Trump’s argument that increased COVID cases is just an artifact of increased COVID testing is not a totally crazy idea.  As Joel Best points out in Damned Lies and Statistics, often times when researchers start counting incidents of a new social problem, they inevitably show dramatic increases early on just because surveillance has gotten better, but not necessarily because the actual problem got worse).  Best illustrates this with the example of FBI statistics on the incidents of hate crimes.

Sharon Begley at StatNews wrote an article taking on this argument.  Essentially, she treats the percentage of tests that are positive as a more “valid” measure of prevalence.  So in Florida (the state that saw the biggest relative increase in COVID cases from May to July), .002% of the population tested as positive in mid-May; in mid-July, the corresponding percentage was .059%, 25 times the percentage in May.  But Florida’s testing also increased over time, from 479 tests to 65,567 tests.    That 2,400 percentage increase in positive cases could just be an artifact of the increased tests.  So Begley looks at the percentage of tests that were positive over the same time frame; in mid-May, it was 3.160 percent; in mid-July, it was 19.254 percent, 5 times the percentage in mid-May.  So the prevalence of COVID increased even among the tested which undermines Trump’s argument.

According to Begley’s calculations, there is only a handful of states seeing increased cases of COVID but steady (or even declining) percentages among those tested: Colorado, Indiana, Michigan, Missouri, North Carolina, Ohio, and Wisconsin.

I find this exercise a bit unsatisfying though.  Although Begley did not do it, we can do the same calculation for the United States.  In mid-May, .008 percent of the population tested positive; in mid-July it was .019 percent of the population, 1.4 times that in May.    And guess what? The percentage of tests that came back positive help pretty steady from mid-May to mid-July, from 7.4 to 7.6 percent.  So if you really think the percentage of positive cases among the tested is a more valid measure of COVID prevalence, you would have to accept Trump’s argument that overall, the increased number of COVID cases in the United States is due to greater testing.  I guess the state-level analysis is a bit more valid because it is getting “closer to the ground” but it seems like an arbitrary unit of analysis (why is the state-level better than, say, the county-level?).

[to be clear, I am skeptical of the argument that trends in the percentage of positive cases among the tested is a more valid estimate of trends in the population overall; it seems to me that the number of tests is responding to more and more people getting the disease]
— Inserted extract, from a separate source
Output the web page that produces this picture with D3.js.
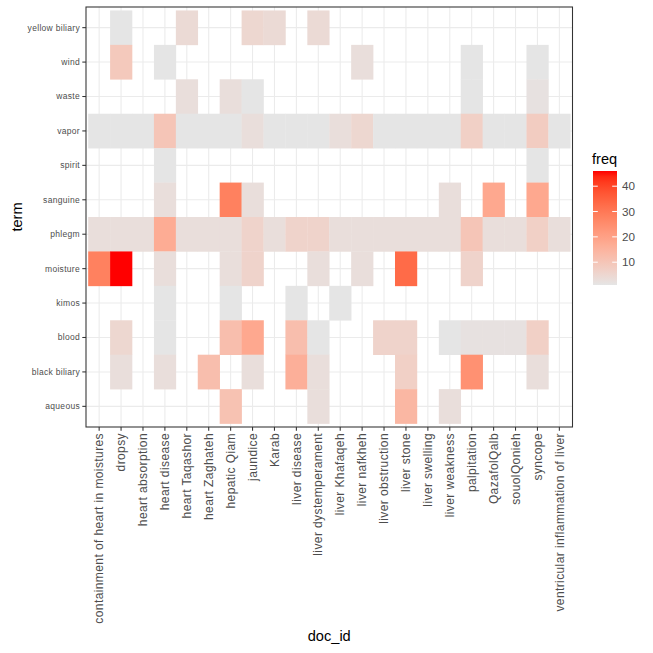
<!DOCTYPE html>
<html>
<head>
  <meta charset="utf-8">
  <title>term by doc_id heatmap</title>
  <script src="https://cdn.jsdelivr.net/npm/d3@7"></script>
  <style>
    body { margin: 0; background: #fff; }
    text { font-family: "Liberation Sans", Arial, sans-serif; }
  </style>
</head>
<body>
<script>
// categories
var docIds = ["containment of heart in moistures", "dropsy", "heart absorption", "heart disease",
  "heart Taqashor", "heart Zaghateh", "hepatic Qiam", "jaundice", "Karab", "liver disease",
  "liver dystemperament", "liver Khafaqeh", "liver nafkheh", "liver obstruction", "liver stone",
  "liver swelling", "liver weakness", "palpitation", "QazafolQalb", "souolQonieh", "syncope",
  "ventricular inflammation of liver"];

// top to bottom, as drawn
var terms = ["yellow biliary", "wind", "waste", "vapor", "spirit", "sanguine",
  "phlegm", "moisture", "kimos", "blood", "black biliary", "aqueous"];

// freq, one row per term (same order as terms), one value per doc_id, null = no tile
var _ = null;
var freq = [
  [_, 1, _, _, 4, _, _, 5, 4, _, 4, _, _, _, _, _, _, _, _, _, _, _],
  [_, 9, _, 1, _, _, _, _, _, _, _, _, 3, _, _, _, _, 1, _, _, 1, _],
  [_, _, _, _, 3, _, 3, 1, _, _, _, _, _, _, _, _, _, 1, _, _, 2, _],
  [1, 1, 1, 10, 1, 1, 1, 3, 1, 1, 1, 3, 5, 1, 1, 1, 1, 7, 1, 1, 8, 1],
  [_, _, _, 1, _, _, _, _, _, _, _, _, _, _, _, _, _, _, _, _, 1, _],
  [_, _, _, 3, _, _, 28, 3, _, _, _, _, _, _, _, _, 3, _, 18, _, 18, _],
  [3, 3, 3, 17, 3, 3, 3, 6, 3, 6, 6, 3, 3, 3, 3, 3, 3, 10, 3, 3, 7, 3],
  [28, 46, _, 3, _, _, 3, 6, _, _, 3, _, 3, _, 33, _, _, 6, _, _, _, _],
  [_, _, _, 1, _, _, 1, _, _, 1, _, 1, _, _, _, _, _, _, _, _, _, _],
  [_, 5, _, 1, _, _, 12, 18, _, 12, 1, _, _, 6, 6, _, 1, 2, 2, 2, 7, _],
  [_, 3, _, 3, _, 12, _, 3, _, 16, 3, _, _, _, 7, _, _, 24, _, _, 3, _],
  [_, _, _, _, _, _, 11, _, _, _, 3, _, _, _, 14, _, 3, _, _, _, _, _]
];

var legendTicks = [10, 20, 30, 40];
var freqRange = [1, 46];

var width = 653, height = 653;
var panel = { left: 86, right: 572.5, top: 7, bottom: 427 };

var svg = d3.select("body").append("svg")
  .attr("width", width)
  .attr("height", height);

// long format for the tiles
var cells = [];
terms.forEach(function (t, i) {
  docIds.forEach(function (d, j) {
    if (freq[i][j] !== null) cells.push({ term: t, doc: d, freq: freq[i][j] });
  });
});

var x = d3.scaleBand().domain(docIds)
  .range([panel.left, panel.right]).paddingInner(0).paddingOuter(0.1);
var y = d3.scaleBand().domain(terms)
  .range([panel.top, panel.bottom]).paddingInner(0).paddingOuter(0.1);

var color = d3.scaleLinear().domain(freqRange)
  .range(["#e5e5e5", "#ff0000"])
  .interpolate(d3.interpolateLab);

// grid
var grid = svg.append("g");
grid.selectAll(".gx").data(docIds).enter().append("line")
  .attr("x1", function (d) { return x(d) + x.bandwidth() / 2; })
  .attr("x2", function (d) { return x(d) + x.bandwidth() / 2; })
  .attr("y1", panel.top).attr("y2", panel.bottom)
  .attr("stroke", "#ebebeb").attr("stroke-width", 1.07);
grid.selectAll(".gy").data(terms).enter().append("line")
  .attr("y1", function (d) { return y(d) + y.bandwidth() / 2; })
  .attr("y2", function (d) { return y(d) + y.bandwidth() / 2; })
  .attr("x1", panel.left).attr("x2", panel.right)
  .attr("stroke", "#ebebeb").attr("stroke-width", 1.07);

// tiles
svg.append("g").selectAll("rect").data(cells).enter().append("rect")
  .attr("x", function (d) { return x(d.doc); })
  .attr("y", function (d) { return y(d.term); })
  .attr("width", x.bandwidth() + 0.3)
  .attr("height", y.bandwidth() + 0.3)
  .attr("fill", function (d) { return color(d.freq); });

// panel border
svg.append("rect")
  .attr("x", panel.left).attr("y", panel.top)
  .attr("width", panel.right - panel.left)
  .attr("height", panel.bottom - panel.top)
  .attr("fill", "none").attr("stroke", "#333333").attr("stroke-width", 1.07);

// x axis
var xAxis = svg.append("g");
xAxis.selectAll("line").data(docIds).enter().append("line")
  .attr("x1", function (d) { return x(d) + x.bandwidth() / 2; })
  .attr("x2", function (d) { return x(d) + x.bandwidth() / 2; })
  .attr("y1", panel.bottom).attr("y2", panel.bottom + 3.7)
  .attr("stroke", "#333333").attr("stroke-width", 1.07);
xAxis.selectAll("text").data(docIds).enter().append("text")
  .attr("transform", function (d) {
    return "translate(" + (x(d) + x.bandwidth() / 2) + "," + (panel.bottom + 6) + ") rotate(-90)";
  })
  .attr("dy", "0.35em")
  .attr("text-anchor", "end")
  .attr("font-size", 12)
  .attr("letter-spacing", 0.4)
  .attr("fill", "#4d4d4d")
  .text(function (d) { return d; });

// y axis
var yAxis = svg.append("g");
yAxis.selectAll("line").data(terms).enter().append("line")
  .attr("y1", function (d) { return y(d) + y.bandwidth() / 2; })
  .attr("y2", function (d) { return y(d) + y.bandwidth() / 2; })
  .attr("x1", panel.left - 3.7).attr("x2", panel.left)
  .attr("stroke", "#333333").attr("stroke-width", 1.07);
yAxis.selectAll("text").data(terms).enter().append("text")
  .attr("x", panel.left - 6)
  .attr("y", function (d) { return y(d) + y.bandwidth() / 2; })
  .attr("dy", "0.35em")
  .attr("text-anchor", "end")
  .attr("font-size", 8.5)
  .attr("letter-spacing", 0.3)
  .attr("fill", "#4d4d4d")
  .text(function (d) { return d; });

// axis titles
svg.append("text")
  .attr("x", (panel.left + panel.right) / 2)
  .attr("y", 641)
  .attr("text-anchor", "middle")
  .attr("font-size", 14.6)
  .text("doc_id");

svg.append("text")
  .attr("transform", "translate(22," + ((panel.top + panel.bottom) / 2) + ") rotate(-90)")
  .attr("text-anchor", "middle")
  .attr("font-size", 14.6)
  .text("term");

// legend (colorbar)
var barX = 593, barW = 24, barTop = 171, barBottom = 285;
var ly = d3.scaleLinear().domain(freqRange).range([barBottom, barTop]);

var defs = svg.append("defs");
var grad = defs.append("linearGradient").attr("id", "freqgrad")
  .attr("x1", 0).attr("y1", 1).attr("x2", 0).attr("y2", 0);
d3.range(0, 1.0001, 0.05).forEach(function (t) {
  grad.append("stop")
    .attr("offset", t)
    .attr("stop-color", color(freqRange[0] + t * (freqRange[1] - freqRange[0])));
});

svg.append("text")
  .attr("x", barX - 1)
  .attr("y", 164)
  .attr("font-size", 14.6)
  .text("freq");

svg.append("rect")
  .attr("x", barX).attr("y", barTop)
  .attr("width", barW).attr("height", barBottom - barTop)
  .attr("fill", "url(#freqgrad)");

var lt = svg.append("g");
lt.selectAll(".tl").data(legendTicks).enter().append("line")
  .attr("x1", barX).attr("x2", barX + barW / 5)
  .attr("y1", function (d) { return ly(d); }).attr("y2", function (d) { return ly(d); })
  .attr("stroke", "#fff").attr("stroke-width", 1);
lt.selectAll(".tr").data(legendTicks).enter().append("line")
  .attr("x1", barX + barW - barW / 5).attr("x2", barX + barW)
  .attr("y1", function (d) { return ly(d); }).attr("y2", function (d) { return ly(d); })
  .attr("stroke", "#fff").attr("stroke-width", 1);
lt.selectAll("text").data(legendTicks).enter().append("text")
  .attr("x", barX + barW + 5)
  .attr("y", function (d) { return ly(d); })
  .attr("dy", "0.35em")
  .attr("font-size", 11.7)
  .attr("fill", "#4d4d4d")
  .text(function (d) { return d; });
</script>
</body>
</html>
I think more compelling would be looking at COVID hospitalizations and deaths.  Both trends increased since mid-June, but the levels are still quite lower than what the United States was experiencing in April (although hospitalization data has been disrupted due to the switchover to HHS reporting so the recent hospitalization counts are probably downwardly biased).


To be honest, I am a bit pessimistic that data could really put Trump’s argument to rest, because our data is so poor (which I would guess is the legacy of our federal system combined with willful negligence in the executive branch).  Vox had an interesting argument about the need for “surveillance testing” which, instead of aggregating all tests ever done,  would involve outpatient clinics recording data on all patients showing symptoms.  This would supposedly yield trends that would be more comparable over time.